• Dataset section
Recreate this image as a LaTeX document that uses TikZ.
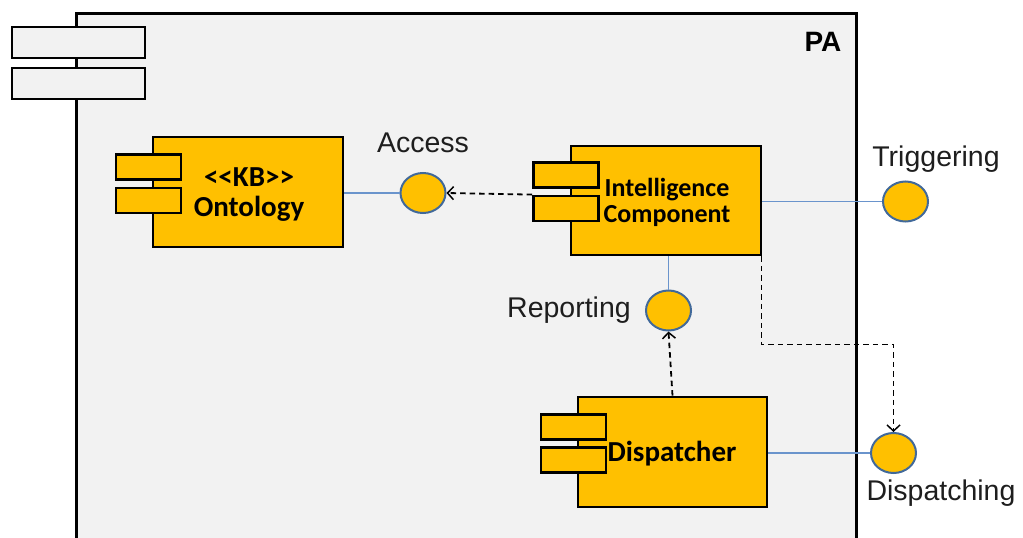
\documentclass[tikz,border=0pt]{standalone}
\usepackage{fontspec}
\setmainfont{Liberation Sans}
\newfontfamily\carlito{Carlito}
\usetikzlibrary{shapes.geometric,arrows.meta}
\definecolor{compfill}{HTML}{FFC000}
\definecolor{pkgfill}{HTML}{F2F2F2}
\definecolor{ifborder}{HTML}{41699A}
\definecolor{ifline}{HTML}{6A94CC}
\definecolor{labeltext}{HTML}{1E1E1E}

\tikzset{
  pkgbox/.style={draw=black, line width=2.6, fill=pkgfill, rectangle, inner sep=0},
  pkgtab/.style={draw=black, line width=2.6, fill=pkgfill, rectangle, inner sep=0,
    minimum width=133, minimum height=31},
  compbox/.style={draw=black, line width=2.8, fill=compfill, rectangle, inner sep=0},
  comptab/.style={draw=black, line width=2.8, fill=compfill, rectangle, inner sep=0,
    minimum width=65, minimum height=25},
  comptext/.style={font=\carlito\bfseries, text=black, align=center, inner sep=0},
  iface/.style={ellipse, draw=ifborder, line width=2, fill=compfill,
    minimum width=45, minimum height=40, inner sep=0},
  ifline/.style={draw=ifline, line width=1.3},
  depline/.style={draw=black, line width=1.8, dash pattern=on 5.5pt off 4pt,
    -{Straight Barb[length=6pt,width=13pt,line width=1.5pt]}},
  iflabel/.style={font=\fontsize{28.5}{30}\selectfont, text=labeltext, inner sep=0},
}

\begin{document}
\begin{tikzpicture}[x=1pt,y=-1pt]
\useasboundingbox (0,0) rectangle (1023,538);
\begin{scope}
\clip (0,0) rectangle (1023,538);

% package PA
\node[pkgbox, minimum width=780, minimum height=560, anchor=north west] (pa) at (75,12) {};
\node[pkgtab] (patab1) at (78.5,42.5) {};
\node[pkgtab] (patab2) at (78.5,83.5) {};
\node[font=\bfseries\fontsize{28}{30}\selectfont, inner sep=0] (palabel) at (823,42) {PA};

% components
\node[compbox, minimum width=190, minimum height=110] (onto) at (248,192) {};
\node[comptab] (ontotab1) at (148.5,167) {};
\node[comptab] (ontotab2) at (148.5,200.5) {};
\node[comptext, font=\carlito\bfseries\fontsize{29}{30}\selectfont] (ontotext) at (249,195) {<<KB>>\\Ontology};

\node[compbox, minimum width=190, minimum height=109] (ic) at (666,200.5) {};
\node[comptab] (ictab1) at (566,175) {};
\node[comptab] (ictab2) at (566,208.5) {};
\node[comptext, font=\carlito\bfseries\fontsize{26}{26}\selectfont] (ictext) at (667,202) {Intelligence\\Component};

\node[compbox, minimum width=189, minimum height=110] (disp) at (672.5,452) {};
\node[comptab] (disptab1) at (573.5,427) {};
\node[comptab] (disptab2) at (573.5,460) {};
\node[comptext, font=\carlito\bfseries\fontsize{29}{30}\selectfont] (disptext) at (672,454) {Dispatcher};

% provided interfaces
\node[iface] (access) at (423,193) {};
\node[iface] (trig) at (905.5,201.5) {};
\node[iface] (rep) at (668.5,310.5) {};
\node[iface] (dsp) at (893.5,453) {};

\node[iflabel] (accesslbl) at (423,143) {Access};
\node[iflabel] (triglbl) at (936,159) {Triggering};
\node[iflabel] (replbl) at (569,310) {Reporting};
\node[iflabel] (dsplbl) at (941,493) {Dispatching};

% interface realisations
\draw[ifline] (onto.east |- access.west) -- (access.west);
\draw[ifline] (ic.east |- trig.west) -- (trig.west);
\draw[ifline] (rep.north |- ic.south) -- (rep.north);
\draw[ifline] (disp.east |- dsp.west) -- (dsp.west);

% usage dependencies
\draw[depline] (ictab2.north west) -- (access.east);
\draw[depline] (disp.north) -- (rep.south);
\draw[depline] ([xshift=-1]ic.south east) -- ++(0,88) -| (dsp.north);

\end{scope}
\end{tikzpicture}
\end{document}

• Work to be completed
Quote all the lines above exactly as given. Do not include the pictures.

• Task response
Recreate this image as a LaTeX document that uses TikZ.
\documentclass[tikz,border=0pt]{standalone}
\usepackage{fontspec}
\setmainfont{Liberation Sans}
\newfontfamily\carlito{Carlito}
\usetikzlibrary{shapes.geometric,arrows.meta}
\definecolor{compfill}{HTML}{FFC000}
\definecolor{pkgfill}{HTML}{F2F2F2}
\definecolor{ifborder}{HTML}{41699A}
\definecolor{ifline}{HTML}{6A94CC}
\definecolor{labeltext}{HTML}{1E1E1E}

\tikzset{
  pkgbox/.style={draw=black, line width=2.6, fill=pkgfill, rectangle, inner sep=0},
  pkgtab/.style={draw=black, line width=2.6, fill=pkgfill, rectangle, inner sep=0,
    minimum width=133, minimum height=31},
  compbox/.style={draw=black, line width=2.8, fill=compfill, rectangle, inner sep=0},
  comptab/.style={draw=black, line width=2.8, fill=compfill, rectangle, inner sep=0,
    minimum width=65, minimum height=25},
  comptext/.style={font=\carlito\bfseries, text=black, align=center, inner sep=0},
  iface/.style={ellipse, draw=ifborder, line width=2, fill=compfill,
    minimum width=45, minimum height=40, inner sep=0},
  ifline/.style={draw=ifline, line width=1.3},
  depline/.style={draw=black, line width=1.8, dash pattern=on 5.5pt off 4pt,
    -{Straight Barb[length=6pt,width=13pt,line width=1.5pt]}},
  iflabel/.style={font=\fontsize{28.5}{30}\selectfont, text=labeltext, inner sep=0},
}

\begin{document}
\begin{tikzpicture}[x=1pt,y=-1pt]
\useasboundingbox (0,0) rectangle (1023,538);
\begin{scope}
\clip (0,0) rectangle (1023,538);

% package PA
\node[pkgbox, minimum width=780, minimum height=560, anchor=north west] (pa) at (75,12) {};
\node[pkgtab] (patab1) at (78.5,42.5) {};
\node[pkgtab] (patab2) at (78.5,83.5) {};
\node[font=\bfseries\fontsize{28}{30}\selectfont, inner sep=0] (palabel) at (823,42) {PA};

% components
\node[compbox, minimum width=190, minimum height=110] (onto) at (248,192) {};
\node[comptab] (ontotab1) at (148.5,167) {};
\node[comptab] (ontotab2) at (148.5,200.5) {};
\node[comptext, font=\carlito\bfseries\fontsize{29}{30}\selectfont] (ontotext) at (249,195) {<<KB>>\\Ontology};

\node[compbox, minimum width=190, minimum height=109] (ic) at (666,200.5) {};
\node[comptab] (ictab1) at (566,175) {};
\node[comptab] (ictab2) at (566,208.5) {};
\node[comptext, font=\carlito\bfseries\fontsize{26}{26}\selectfont] (ictext) at (667,202) {Intelligence\\Component};

\node[compbox, minimum width=189, minimum height=110] (disp) at (672.5,452) {};
\node[comptab] (disptab1) at (573.5,427) {};
\node[comptab] (disptab2) at (573.5,460) {};
\node[comptext, font=\carlito\bfseries\fontsize{29}{30}\selectfont] (disptext) at (672,454) {Dispatcher};

% provided interfaces
\node[iface] (access) at (423,193) {};
\node[iface] (trig) at (905.5,201.5) {};
\node[iface] (rep) at (668.5,310.5) {};
\node[iface] (dsp) at (893.5,453) {};

\node[iflabel] (accesslbl) at (423,143) {Access};
\node[iflabel] (triglbl) at (936,159) {Triggering};
\node[iflabel] (replbl) at (569,310) {Reporting};
\node[iflabel] (dsplbl) at (941,493) {Dispatching};

% interface realisations
\draw[ifline] (onto.east |- access.west) -- (access.west);
\draw[ifline] (ic.east |- trig.west) -- (trig.west);
\draw[ifline] (rep.north |- ic.south) -- (rep.north);
\draw[ifline] (disp.east |- dsp.west) -- (dsp.west);

% usage dependencies
\draw[depline] (ictab2.north west) -- (access.east);
\draw[depline] (disp.north) -- (rep.south);
\draw[depline] ([xshift=-1]ic.south east) -- ++(0,88) -| (dsp.north);

\end{scope}
\end{tikzpicture}
\end{document}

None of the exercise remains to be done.